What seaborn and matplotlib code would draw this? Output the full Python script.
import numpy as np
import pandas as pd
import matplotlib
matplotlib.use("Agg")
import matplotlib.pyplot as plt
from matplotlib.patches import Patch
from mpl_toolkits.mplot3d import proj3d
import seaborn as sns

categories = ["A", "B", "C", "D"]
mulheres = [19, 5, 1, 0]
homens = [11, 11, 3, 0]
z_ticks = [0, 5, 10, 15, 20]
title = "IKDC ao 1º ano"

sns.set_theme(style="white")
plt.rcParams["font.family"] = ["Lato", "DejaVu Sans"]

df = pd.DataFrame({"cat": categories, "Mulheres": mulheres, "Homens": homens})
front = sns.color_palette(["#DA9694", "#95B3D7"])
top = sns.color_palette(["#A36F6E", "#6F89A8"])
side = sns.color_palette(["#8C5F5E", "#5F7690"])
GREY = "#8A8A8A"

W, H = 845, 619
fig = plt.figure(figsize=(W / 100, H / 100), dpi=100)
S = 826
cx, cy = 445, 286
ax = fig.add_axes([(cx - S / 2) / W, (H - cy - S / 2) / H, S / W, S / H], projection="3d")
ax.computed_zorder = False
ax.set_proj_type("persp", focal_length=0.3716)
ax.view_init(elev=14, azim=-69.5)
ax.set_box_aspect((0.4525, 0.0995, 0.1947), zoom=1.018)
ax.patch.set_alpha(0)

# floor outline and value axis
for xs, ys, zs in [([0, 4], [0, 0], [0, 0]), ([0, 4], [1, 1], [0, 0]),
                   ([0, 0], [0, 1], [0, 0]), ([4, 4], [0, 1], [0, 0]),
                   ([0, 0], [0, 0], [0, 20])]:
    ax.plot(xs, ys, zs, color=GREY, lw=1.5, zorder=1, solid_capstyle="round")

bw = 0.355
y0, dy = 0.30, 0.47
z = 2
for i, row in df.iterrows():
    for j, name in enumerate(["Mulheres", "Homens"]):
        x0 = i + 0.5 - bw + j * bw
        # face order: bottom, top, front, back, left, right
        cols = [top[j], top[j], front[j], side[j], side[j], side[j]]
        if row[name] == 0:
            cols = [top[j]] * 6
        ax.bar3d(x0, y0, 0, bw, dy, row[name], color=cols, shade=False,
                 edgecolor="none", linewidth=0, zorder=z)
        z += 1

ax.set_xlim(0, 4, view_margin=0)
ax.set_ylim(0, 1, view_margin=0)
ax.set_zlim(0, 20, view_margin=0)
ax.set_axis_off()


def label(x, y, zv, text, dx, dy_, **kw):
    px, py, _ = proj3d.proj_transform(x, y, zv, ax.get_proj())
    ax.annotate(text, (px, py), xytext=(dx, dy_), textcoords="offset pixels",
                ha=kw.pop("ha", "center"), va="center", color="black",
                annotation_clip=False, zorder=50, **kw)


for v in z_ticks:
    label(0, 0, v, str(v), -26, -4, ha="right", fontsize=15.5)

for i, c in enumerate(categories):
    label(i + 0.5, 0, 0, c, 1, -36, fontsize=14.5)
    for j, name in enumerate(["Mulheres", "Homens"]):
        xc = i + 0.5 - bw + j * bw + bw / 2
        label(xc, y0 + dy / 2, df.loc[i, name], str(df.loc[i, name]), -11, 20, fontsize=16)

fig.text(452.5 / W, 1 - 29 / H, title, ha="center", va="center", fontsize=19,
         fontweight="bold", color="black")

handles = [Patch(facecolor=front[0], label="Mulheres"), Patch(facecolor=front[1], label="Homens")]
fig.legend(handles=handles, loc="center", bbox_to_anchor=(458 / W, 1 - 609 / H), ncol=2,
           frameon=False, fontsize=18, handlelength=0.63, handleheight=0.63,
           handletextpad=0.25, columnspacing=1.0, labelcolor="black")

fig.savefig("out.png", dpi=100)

* * *

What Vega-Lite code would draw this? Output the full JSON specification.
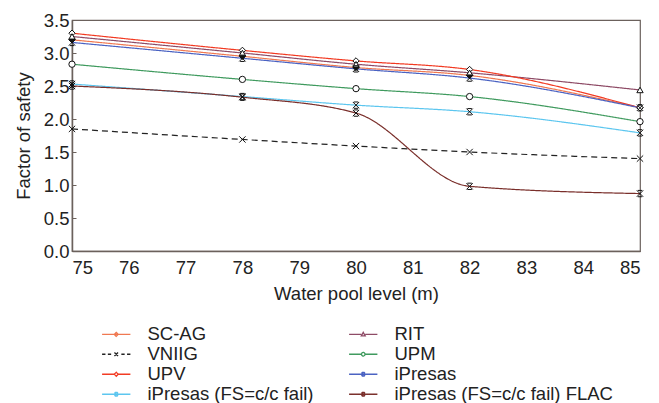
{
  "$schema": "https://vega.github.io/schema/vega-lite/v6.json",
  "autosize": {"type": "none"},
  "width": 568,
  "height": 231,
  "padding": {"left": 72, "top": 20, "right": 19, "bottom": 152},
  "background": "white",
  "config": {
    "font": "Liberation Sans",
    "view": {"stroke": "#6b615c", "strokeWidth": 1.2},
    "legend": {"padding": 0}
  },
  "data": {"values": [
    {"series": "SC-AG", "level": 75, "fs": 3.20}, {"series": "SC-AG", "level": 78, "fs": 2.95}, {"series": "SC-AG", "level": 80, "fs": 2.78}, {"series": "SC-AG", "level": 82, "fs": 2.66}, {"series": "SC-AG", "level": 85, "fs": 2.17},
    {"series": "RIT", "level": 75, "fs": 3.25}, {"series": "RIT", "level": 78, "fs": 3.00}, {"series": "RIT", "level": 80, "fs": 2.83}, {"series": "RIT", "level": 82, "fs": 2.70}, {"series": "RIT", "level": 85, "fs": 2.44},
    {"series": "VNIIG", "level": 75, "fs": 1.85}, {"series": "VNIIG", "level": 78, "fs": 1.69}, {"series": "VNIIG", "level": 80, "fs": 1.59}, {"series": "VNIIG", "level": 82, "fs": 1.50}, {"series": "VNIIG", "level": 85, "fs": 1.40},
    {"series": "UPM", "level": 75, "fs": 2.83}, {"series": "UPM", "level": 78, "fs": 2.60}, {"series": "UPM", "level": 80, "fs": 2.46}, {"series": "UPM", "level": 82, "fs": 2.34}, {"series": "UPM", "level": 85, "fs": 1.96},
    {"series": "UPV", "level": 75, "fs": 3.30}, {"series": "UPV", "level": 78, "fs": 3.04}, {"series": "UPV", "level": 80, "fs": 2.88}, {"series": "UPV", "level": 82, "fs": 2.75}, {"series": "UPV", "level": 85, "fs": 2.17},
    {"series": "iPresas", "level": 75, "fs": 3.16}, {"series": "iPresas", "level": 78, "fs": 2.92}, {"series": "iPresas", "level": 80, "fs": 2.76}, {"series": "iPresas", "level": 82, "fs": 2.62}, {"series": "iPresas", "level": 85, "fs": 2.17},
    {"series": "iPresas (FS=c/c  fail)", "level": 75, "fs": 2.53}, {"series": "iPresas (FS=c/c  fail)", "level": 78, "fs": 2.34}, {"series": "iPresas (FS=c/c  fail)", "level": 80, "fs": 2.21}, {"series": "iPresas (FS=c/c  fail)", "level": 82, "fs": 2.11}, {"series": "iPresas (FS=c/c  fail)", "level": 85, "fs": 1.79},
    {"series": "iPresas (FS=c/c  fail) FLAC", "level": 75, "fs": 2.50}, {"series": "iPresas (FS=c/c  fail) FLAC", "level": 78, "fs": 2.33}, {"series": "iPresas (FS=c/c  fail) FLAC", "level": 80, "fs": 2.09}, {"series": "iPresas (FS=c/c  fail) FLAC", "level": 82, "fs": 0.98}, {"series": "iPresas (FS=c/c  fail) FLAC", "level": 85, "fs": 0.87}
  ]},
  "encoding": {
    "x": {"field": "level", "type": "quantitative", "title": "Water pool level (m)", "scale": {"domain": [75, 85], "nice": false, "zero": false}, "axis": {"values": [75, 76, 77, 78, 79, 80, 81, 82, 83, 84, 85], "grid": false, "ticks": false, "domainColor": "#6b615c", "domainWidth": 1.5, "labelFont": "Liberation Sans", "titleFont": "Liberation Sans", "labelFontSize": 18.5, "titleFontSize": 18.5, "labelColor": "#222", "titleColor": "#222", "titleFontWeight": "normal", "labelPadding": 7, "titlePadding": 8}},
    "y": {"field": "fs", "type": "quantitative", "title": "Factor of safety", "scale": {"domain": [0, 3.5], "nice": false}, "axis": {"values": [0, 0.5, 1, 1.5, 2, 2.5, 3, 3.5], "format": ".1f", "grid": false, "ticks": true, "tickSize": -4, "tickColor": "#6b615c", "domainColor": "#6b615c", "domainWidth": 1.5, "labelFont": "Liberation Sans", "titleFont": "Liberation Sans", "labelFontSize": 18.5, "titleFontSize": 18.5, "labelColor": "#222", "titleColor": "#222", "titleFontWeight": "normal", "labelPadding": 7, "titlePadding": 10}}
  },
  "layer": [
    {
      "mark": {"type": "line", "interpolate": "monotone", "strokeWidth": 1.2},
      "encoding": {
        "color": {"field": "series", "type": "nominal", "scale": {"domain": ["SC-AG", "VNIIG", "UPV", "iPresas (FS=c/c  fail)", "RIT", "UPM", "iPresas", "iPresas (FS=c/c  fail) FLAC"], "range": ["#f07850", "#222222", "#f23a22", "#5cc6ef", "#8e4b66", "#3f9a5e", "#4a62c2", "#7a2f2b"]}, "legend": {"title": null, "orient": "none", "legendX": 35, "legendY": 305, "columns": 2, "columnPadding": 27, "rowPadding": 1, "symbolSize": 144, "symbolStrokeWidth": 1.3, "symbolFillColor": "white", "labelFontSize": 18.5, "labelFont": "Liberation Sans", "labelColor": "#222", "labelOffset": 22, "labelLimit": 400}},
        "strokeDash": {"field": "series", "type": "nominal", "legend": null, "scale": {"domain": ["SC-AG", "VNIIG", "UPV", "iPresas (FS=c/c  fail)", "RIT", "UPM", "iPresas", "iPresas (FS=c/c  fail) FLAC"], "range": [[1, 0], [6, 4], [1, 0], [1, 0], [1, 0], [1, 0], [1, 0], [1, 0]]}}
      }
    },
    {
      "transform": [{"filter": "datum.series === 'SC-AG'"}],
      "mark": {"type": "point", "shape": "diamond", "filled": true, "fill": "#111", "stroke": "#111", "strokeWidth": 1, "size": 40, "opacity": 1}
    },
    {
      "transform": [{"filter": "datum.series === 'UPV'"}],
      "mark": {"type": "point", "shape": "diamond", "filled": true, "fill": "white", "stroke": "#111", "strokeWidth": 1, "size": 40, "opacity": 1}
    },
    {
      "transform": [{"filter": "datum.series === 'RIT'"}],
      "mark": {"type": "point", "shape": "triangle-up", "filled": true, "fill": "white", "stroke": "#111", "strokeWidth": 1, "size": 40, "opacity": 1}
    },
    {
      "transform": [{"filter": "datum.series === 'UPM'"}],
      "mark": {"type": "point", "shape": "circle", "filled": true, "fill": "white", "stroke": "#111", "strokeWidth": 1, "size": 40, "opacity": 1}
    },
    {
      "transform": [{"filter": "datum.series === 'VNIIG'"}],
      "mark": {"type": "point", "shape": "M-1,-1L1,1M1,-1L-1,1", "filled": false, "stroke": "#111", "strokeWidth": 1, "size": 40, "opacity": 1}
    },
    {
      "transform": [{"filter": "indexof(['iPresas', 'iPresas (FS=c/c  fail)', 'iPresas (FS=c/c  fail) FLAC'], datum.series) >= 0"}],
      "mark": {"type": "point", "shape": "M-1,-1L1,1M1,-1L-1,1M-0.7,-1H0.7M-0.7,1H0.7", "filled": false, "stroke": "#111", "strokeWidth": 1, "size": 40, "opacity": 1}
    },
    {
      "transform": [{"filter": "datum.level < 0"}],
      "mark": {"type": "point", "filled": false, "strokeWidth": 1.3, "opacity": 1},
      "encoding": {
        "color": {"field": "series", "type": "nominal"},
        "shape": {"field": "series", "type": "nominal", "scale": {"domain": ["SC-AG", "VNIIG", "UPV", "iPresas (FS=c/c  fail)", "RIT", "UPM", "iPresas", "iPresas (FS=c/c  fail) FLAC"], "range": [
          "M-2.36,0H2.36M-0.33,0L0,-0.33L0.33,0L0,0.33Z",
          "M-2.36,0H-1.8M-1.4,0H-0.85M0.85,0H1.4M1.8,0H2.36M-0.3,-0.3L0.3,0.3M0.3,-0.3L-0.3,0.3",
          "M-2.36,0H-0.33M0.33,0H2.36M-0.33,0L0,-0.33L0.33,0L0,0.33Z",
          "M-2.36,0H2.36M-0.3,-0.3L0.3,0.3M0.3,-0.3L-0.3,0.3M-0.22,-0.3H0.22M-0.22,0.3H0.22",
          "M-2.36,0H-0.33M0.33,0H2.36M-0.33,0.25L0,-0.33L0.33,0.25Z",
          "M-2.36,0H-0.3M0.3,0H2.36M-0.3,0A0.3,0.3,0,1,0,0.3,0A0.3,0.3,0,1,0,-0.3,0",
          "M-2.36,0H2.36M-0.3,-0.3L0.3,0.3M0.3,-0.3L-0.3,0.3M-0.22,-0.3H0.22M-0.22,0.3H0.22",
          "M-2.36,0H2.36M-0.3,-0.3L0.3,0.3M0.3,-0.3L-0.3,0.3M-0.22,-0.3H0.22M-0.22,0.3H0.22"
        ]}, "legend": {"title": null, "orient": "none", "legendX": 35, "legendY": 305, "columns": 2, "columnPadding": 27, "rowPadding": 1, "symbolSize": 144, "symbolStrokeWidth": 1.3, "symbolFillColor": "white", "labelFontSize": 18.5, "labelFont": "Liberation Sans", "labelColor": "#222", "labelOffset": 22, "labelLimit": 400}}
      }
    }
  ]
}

> **GIVEN INSTRUCTION**
Check each line of the records for "draw" and copy the ones that contain it.

> **CORRECT RESPONSE**
What seaborn and matplotlib code would draw this? Output the full Python script.
What Vega-Lite code would draw this? Output the full JSON specification.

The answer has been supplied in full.